● **Directions**
Return the data exactly, with all pictures removed.

—————

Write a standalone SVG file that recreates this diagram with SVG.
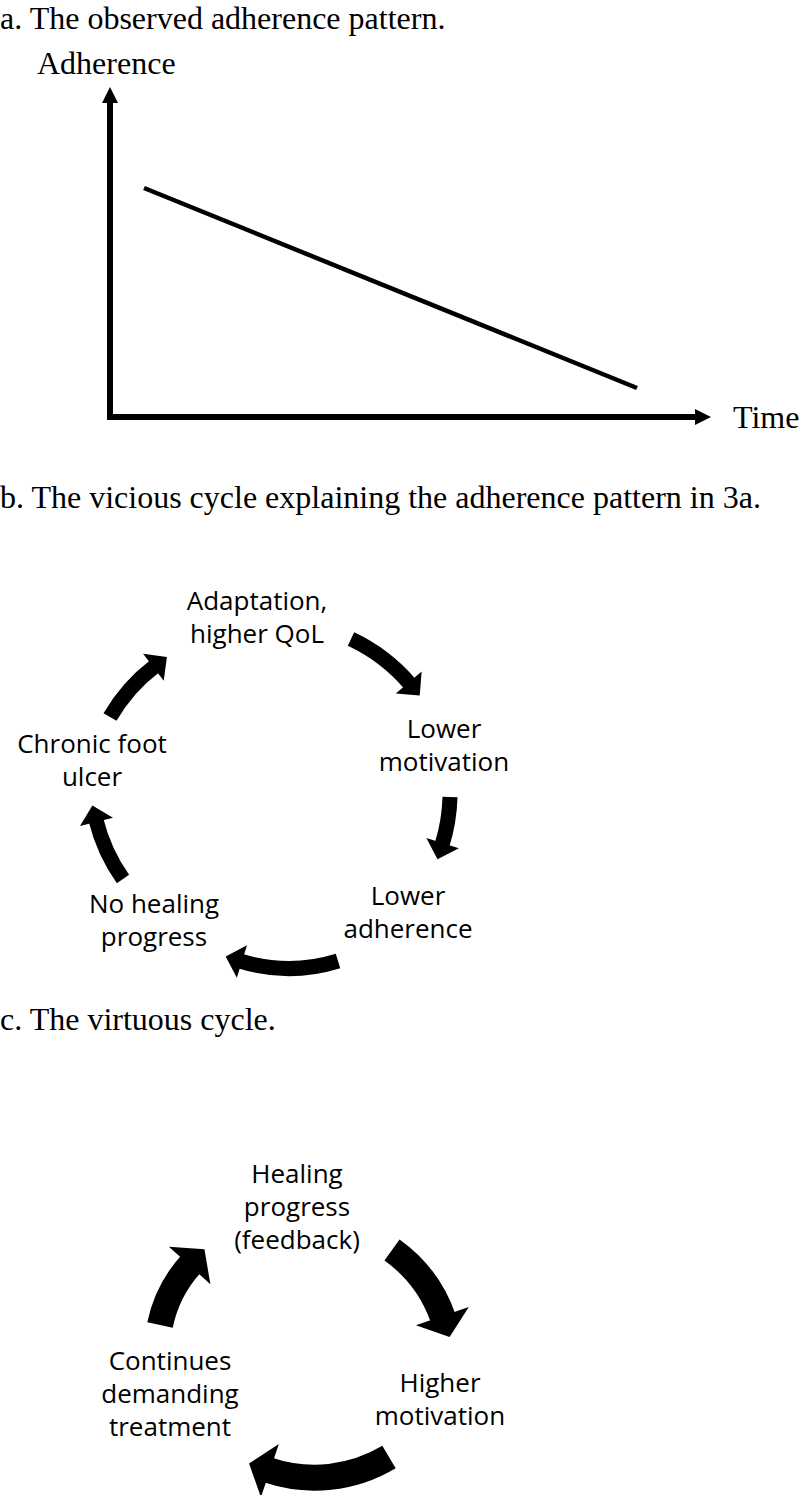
<svg xmlns="http://www.w3.org/2000/svg" width="800" height="1495" viewBox="0 0 800 1495">
<style>
.title{font-family:"Liberation Serif","Times New Roman",serif;font-size:32px;fill:#000}
.lbl{font-family:"Open Sans","Noto Sans",sans-serif;font-size:26px;fill:#000;text-anchor:middle}
.axis{stroke:#000;stroke-width:6;fill:none}
.trend{stroke:#000;stroke-width:4.5;fill:none}
.cb{stroke:#000;stroke-width:15;fill:none;marker-end:url(#hb)}
.cc{stroke:#000;stroke-width:26;fill:none;marker-end:url(#hc)}
</style>
<defs>
<marker id="hb" markerUnits="userSpaceOnUse" viewBox="-3 -20 24 40" markerWidth="24" markerHeight="40" refX="0" refY="0" orient="auto">
<path d="M-2,-17 L15,0 L-2,17 z" fill="#000"/>
</marker>
<marker id="hc" markerUnits="userSpaceOnUse" viewBox="-3 -32 28 64" markerWidth="28" markerHeight="64" refX="0" refY="0" orient="auto">
<path d="M-2,-28 L20,0 L-2,28 z" fill="#000"/>
</marker>
</defs>
<rect width="800" height="1495" fill="#fff"/>

<g id="panel-a">
<text class="title" x="0" y="29">a. The observed adherence pattern.</text>
<text class="title" x="37" y="74">Adherence</text>
<text class="title" x="733" y="428">Time</text>
<line class="axis" x1="110" y1="420" x2="110" y2="100"/>
<polygon points="110,87 102,103 118,103" fill="#000"/>
<line class="axis" x1="107" y1="417" x2="697" y2="417"/>
<polygon points="711,417 695,409 695,425" fill="#000"/>
<line class="trend" x1="144" y1="188" x2="637" y2="388"/>
</g>

<text id="title-b" class="title" x="0" y="508">b. The vicious cycle explaining the adherence pattern in 3a.</text>

<g id="cycle-b-nodes">
<g id="b-adaptation"><text class="lbl" x="257" y="610">Adaptation,</text><text class="lbl" x="257" y="643">higher QoL</text></g>
<g id="b-lower-motivation"><text class="lbl" x="444" y="738">Lower</text><text class="lbl" x="444" y="771">motivation</text></g>
<g id="b-lower-adherence"><text class="lbl" x="408" y="905">Lower</text><text class="lbl" x="408" y="938">adherence</text></g>
<g id="b-no-healing"><text class="lbl" x="154" y="913">No healing</text><text class="lbl" x="154" y="946">progress</text></g>
<g id="b-chronic"><text class="lbl" x="92" y="753">Chronic foot</text><text class="lbl" x="92" y="786">ulcer</text></g>
</g>

<g id="cycle-b-connectors">
<path class="cb" d="M351,639 A175,175 0 0 1 410,684"/>
<path class="cb" d="M450,797 A175,175 0 0 1 442,845"/>
<path class="cb" d="M338,961 A165,165 0 0 1 240,961"/>
<path class="cb" d="M123,879 A175,175 0 0 1 96,820"/>
<path class="cb" d="M110,717 A175,175 0 0 1 155,666"/>
</g>

<text id="title-c" class="title" x="0" y="1030">c. The virtuous cycle.</text>

<g id="cycle-c-nodes">
<g id="c-healing"><text class="lbl" x="297" y="1183">Healing</text><text class="lbl" x="297" y="1216">progress</text><text class="lbl" x="297" y="1249">(feedback)</text></g>
<g id="c-higher-motivation"><text class="lbl" x="440" y="1392">Higher</text><text class="lbl" x="440" y="1425">motivation</text></g>
<g id="c-continues"><text class="lbl" x="170" y="1370">Continues</text><text class="lbl" x="170" y="1403">demanding</text><text class="lbl" x="170" y="1436">treatment</text></g>
</g>

<g id="cycle-c-connectors">
<path class="cc" d="M392,1250 A140,140 0 0 1 443,1318"/>
<path class="cc" d="M389,1457 A145,145 0 0 1 268,1470"/>
<path class="cc" d="M160,1325 A130,130 0 0 1 191,1264"/>
</g>
</svg>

—————

● **Task result**
Write a standalone SVG file that recreates this diagram with SVG.
<svg xmlns="http://www.w3.org/2000/svg" width="800" height="1495" viewBox="0 0 800 1495">
<style>
.title{font-family:"Liberation Serif","Times New Roman",serif;font-size:32px;fill:#000}
.lbl{font-family:"Open Sans","Noto Sans",sans-serif;font-size:26px;fill:#000;text-anchor:middle}
.axis{stroke:#000;stroke-width:6;fill:none}
.trend{stroke:#000;stroke-width:4.5;fill:none}
.cb{stroke:#000;stroke-width:15;fill:none;marker-end:url(#hb)}
.cc{stroke:#000;stroke-width:26;fill:none;marker-end:url(#hc)}
</style>
<defs>
<marker id="hb" markerUnits="userSpaceOnUse" viewBox="-3 -20 24 40" markerWidth="24" markerHeight="40" refX="0" refY="0" orient="auto">
<path d="M-2,-17 L15,0 L-2,17 z" fill="#000"/>
</marker>
<marker id="hc" markerUnits="userSpaceOnUse" viewBox="-3 -32 28 64" markerWidth="28" markerHeight="64" refX="0" refY="0" orient="auto">
<path d="M-2,-28 L20,0 L-2,28 z" fill="#000"/>
</marker>
</defs>
<rect width="800" height="1495" fill="#fff"/>

<g id="panel-a">
<text class="title" x="0" y="29">a. The observed adherence pattern.</text>
<text class="title" x="37" y="74">Adherence</text>
<text class="title" x="733" y="428">Time</text>
<line class="axis" x1="110" y1="420" x2="110" y2="100"/>
<polygon points="110,87 102,103 118,103" fill="#000"/>
<line class="axis" x1="107" y1="417" x2="697" y2="417"/>
<polygon points="711,417 695,409 695,425" fill="#000"/>
<line class="trend" x1="144" y1="188" x2="637" y2="388"/>
</g>

<text id="title-b" class="title" x="0" y="508">b. The vicious cycle explaining the adherence pattern in 3a.</text>

<g id="cycle-b-nodes">
<g id="b-adaptation"><text class="lbl" x="257" y="610">Adaptation,</text><text class="lbl" x="257" y="643">higher QoL</text></g>
<g id="b-lower-motivation"><text class="lbl" x="444" y="738">Lower</text><text class="lbl" x="444" y="771">motivation</text></g>
<g id="b-lower-adherence"><text class="lbl" x="408" y="905">Lower</text><text class="lbl" x="408" y="938">adherence</text></g>
<g id="b-no-healing"><text class="lbl" x="154" y="913">No healing</text><text class="lbl" x="154" y="946">progress</text></g>
<g id="b-chronic"><text class="lbl" x="92" y="753">Chronic foot</text><text class="lbl" x="92" y="786">ulcer</text></g>
</g>

<g id="cycle-b-connectors">
<path class="cb" d="M351,639 A175,175 0 0 1 410,684"/>
<path class="cb" d="M450,797 A175,175 0 0 1 442,845"/>
<path class="cb" d="M338,961 A165,165 0 0 1 240,961"/>
<path class="cb" d="M123,879 A175,175 0 0 1 96,820"/>
<path class="cb" d="M110,717 A175,175 0 0 1 155,666"/>
</g>

<text id="title-c" class="title" x="0" y="1030">c. The virtuous cycle.</text>

<g id="cycle-c-nodes">
<g id="c-healing"><text class="lbl" x="297" y="1183">Healing</text><text class="lbl" x="297" y="1216">progress</text><text class="lbl" x="297" y="1249">(feedback)</text></g>
<g id="c-higher-motivation"><text class="lbl" x="440" y="1392">Higher</text><text class="lbl" x="440" y="1425">motivation</text></g>
<g id="c-continues"><text class="lbl" x="170" y="1370">Continues</text><text class="lbl" x="170" y="1403">demanding</text><text class="lbl" x="170" y="1436">treatment</text></g>
</g>

<g id="cycle-c-connectors">
<path class="cc" d="M392,1250 A140,140 0 0 1 443,1318"/>
<path class="cc" d="M389,1457 A145,145 0 0 1 268,1470"/>
<path class="cc" d="M160,1325 A130,130 0 0 1 191,1264"/>
</g>
</svg>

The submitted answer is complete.